» **Written exercise**:
State how many lines in the listing below include the word "this", and add nothing besides the number.

Dataset items:
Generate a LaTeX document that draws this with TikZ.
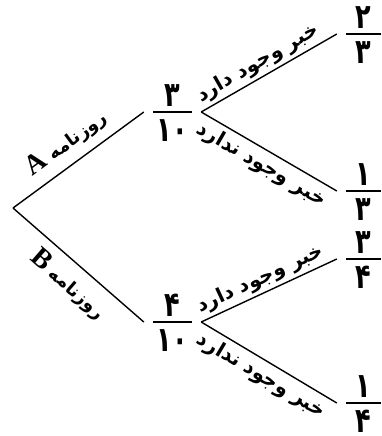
\documentclass[tikz,border=0pt]{standalone}
\usepackage{fontspec}
\usepackage{graphicx}
\TeXXeTstate=1
\newfontfamily\fa[Script=Arabic]{DejaVu Sans}
\newfontfamily\lat{Liberation Serif}
\newcommand\dg[1]{\scalebox{0.85}[1.15]{#1}}
\newcommand\pfr[3]{\vbox{\offinterlineskip\hsize=#1
\hbox to #1{\hss\vrule height 24pt depth 0pt width 0pt\smash{\dg{#2}}\hss}%
\kern4.5pt\hrule height 1.6pt\kern6.5pt
\hbox to #1{\hss\vrule height 22pt depth 0pt width 0pt\smash{\dg{#3}}\hss}}}
\begin{document}
\begin{tikzpicture}[x=1pt,y=-1pt,
  frac/.style={inner xsep=9pt,inner ysep=0pt,font=\fa\bfseries\fontsize{30}{30}\selectfont},
  lab/.style={sloped,inner sep=2pt,font=\fa\bfseries\fontsize{18}{18}\selectfont},
  sub/.style={lab,font=\fa\bfseries\fontsize{20}{20}\selectfont},
  br/.style={line width=1.4pt}]
\useasboundingbox (0,0) rectangle (381,436);
\coordinate (r) at (13,208);
\node[frac] (f1) at (172.5,112) {\pfr{39pt}{۳}{۱۰}};
\node[frac] (f4) at (172.5,322) {\pfr{39pt}{۴}{۱۰}};
\node[frac] (f2) at (363.5,34) {\pfr{35pt}{۲}{۳}};
\node[frac] (f3) at (363.5,191) {\pfr{35pt}{۱}{۳}};
\node[frac] (f5) at (363.5,259) {\pfr{35pt}{۳}{۴}};
\node[frac] (f6) at (363.5,403) {\pfr{35pt}{۱}{۴}};
\draw[br] (r) -- node[lab,above=7pt,pos=0.5] {\beginR روزنامه {\lat\bfseries\fontsize{28}{28}\selectfont A}\endR} (f1.west);
\draw[br] (r) -- node[lab,below=7pt,pos=0.53] {\beginR روزنامه {\lat\bfseries\fontsize{28}{28}\selectfont B}\endR} (f4.west);
\draw[br] (f1.east) -- node[sub,above=1pt,pos=0.47] {\beginR خبر وجود دارد\endR} (f2.west);
\draw[br] (f1.east) -- node[sub,below=3pt,pos=0.5] {\beginR خبر وجود ندارد\endR} (f3.west);
\draw[br] (f4.east) -- node[sub,above=1pt,pos=0.48] {\beginR خبر وجود دارد\endR} (f5.west);
\draw[br] (f4.east) -- node[sub,below=3pt,pos=0.5] {\beginR خبر وجود ندارد\endR} (f6.west);
\end{tikzpicture}
\end{document}
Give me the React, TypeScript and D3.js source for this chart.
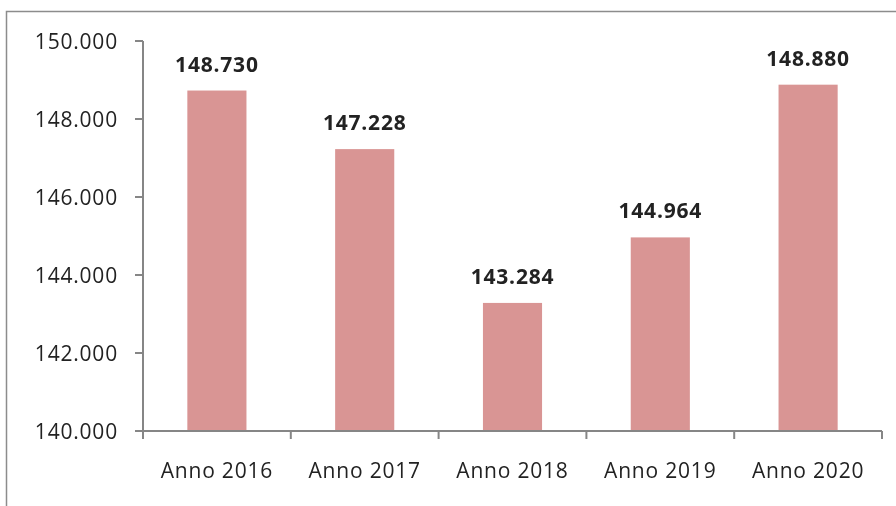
import React, { useEffect, useRef } from 'react';
import * as d3 from 'd3';

const categories = ['Anno 2016', 'Anno 2017', 'Anno 2018', 'Anno 2019', 'Anno 2020'];
const values = [148730, 147228, 143284, 144964, 148880];
const yTicks = [140000, 142000, 144000, 146000, 148000, 150000];

const fmt = (v: number) => d3.format(',')(v).replace(/,/g, '.');

const App = () => {
  const ref = useRef<SVGSVGElement>(null);

  useEffect(() => {
    const width = 896;
    const height = 506;
    const left = 143, right = 882, top = 41, bottom = 431;
    const font = '"Open Sans", "Liberation Sans", sans-serif';
    const axisColor = '#868686';

    const svg = d3.select(ref.current);
    svg.selectAll('*').remove();
    svg.attr('width', width).attr('height', height);

    // chart border (continues past the page edge)
    svg.append('path')
      .attr('d', `M6.5,${height + 5}V11.5H${width + 5}`)
      .attr('fill', 'none')
      .attr('stroke', '#8c8c8c')
      .attr('stroke-width', 1.5);

    const x = d3.scaleBand().domain(categories).range([left, right]).paddingInner(0.6).paddingOuter(0.3);
    const y = d3.scaleLinear().domain([140000, 150000]).range([bottom, top]);
    const step = (right - left) / categories.length;

    svg.selectAll('rect.bar')
      .data(values)
      .enter()
      .append('rect')
      .attr('class', 'bar')
      .attr('x', (_, i) => x(categories[i])!)
      .attr('width', x.bandwidth())
      .attr('y', d => y(d))
      .attr('height', d => bottom - y(d))
      .attr('fill', '#d99594');

    svg.selectAll('text.val')
      .data(values)
      .enter()
      .append('text')
      .attr('class', 'val')
      .attr('x', (_, i) => x(categories[i])! + x.bandwidth() / 2)
      .attr('y', d => y(d) - 19)
      .attr('text-anchor', 'middle')
      .attr('font-family', font)
      .attr('font-weight', 'bold')
      .attr('font-size', 21)
      .attr('letter-spacing', 0.8)
      .attr('fill', '#222')
      .text(d => fmt(d));

    // y axis
    svg.append('line')
      .attr('x1', left).attr('x2', left)
      .attr('y1', top).attr('y2', bottom)
      .attr('stroke', axisColor).attr('stroke-width', 2);

    const yt = svg.selectAll('g.yt').data(yTicks).enter().append('g').attr('class', 'yt');
    yt.append('line')
      .attr('x1', left - 8).attr('x2', left)
      .attr('y1', d => y(d)).attr('y2', d => y(d))
      .attr('stroke', axisColor).attr('stroke-width', 2);
    yt.append('text')
      .attr('x', 118)
      .attr('y', d => y(d) + 7.5)
      .attr('text-anchor', 'end')
      .attr('font-family', font)
      .attr('font-size', 21)
      .attr('letter-spacing', 0.8)
      .attr('fill', '#222')
      .text(d => fmt(d));

    // x axis
    svg.append('line')
      .attr('x1', left - 8).attr('x2', right)
      .attr('y1', bottom).attr('y2', bottom)
      .attr('stroke', axisColor).attr('stroke-width', 2);

    svg.selectAll('line.xt')
      .data(d3.range(categories.length + 1))
      .enter()
      .append('line')
      .attr('class', 'xt')
      .attr('x1', i => left + i * step).attr('x2', i => left + i * step)
      .attr('y1', bottom).attr('y2', bottom + 8)
      .attr('stroke', axisColor).attr('stroke-width', 2);

    svg.selectAll('text.cat')
      .data(categories)
      .enter()
      .append('text')
      .attr('class', 'cat')
      .attr('x', d => x(d)! + x.bandwidth() / 2)
      .attr('y', 478)
      .attr('text-anchor', 'middle')
      .attr('font-family', font)
      .attr('font-size', 21)
      .attr('letter-spacing', 0.8)
      .attr('fill', '#222')
      .text(d => d);
  }, []);

  return (
    <div style={{ position: 'fixed', left: 0, top: 0 }}>
      <svg ref={ref} style={{ display: 'block' }} />
    </div>
  );
};

export default App;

» **Written solution**:
2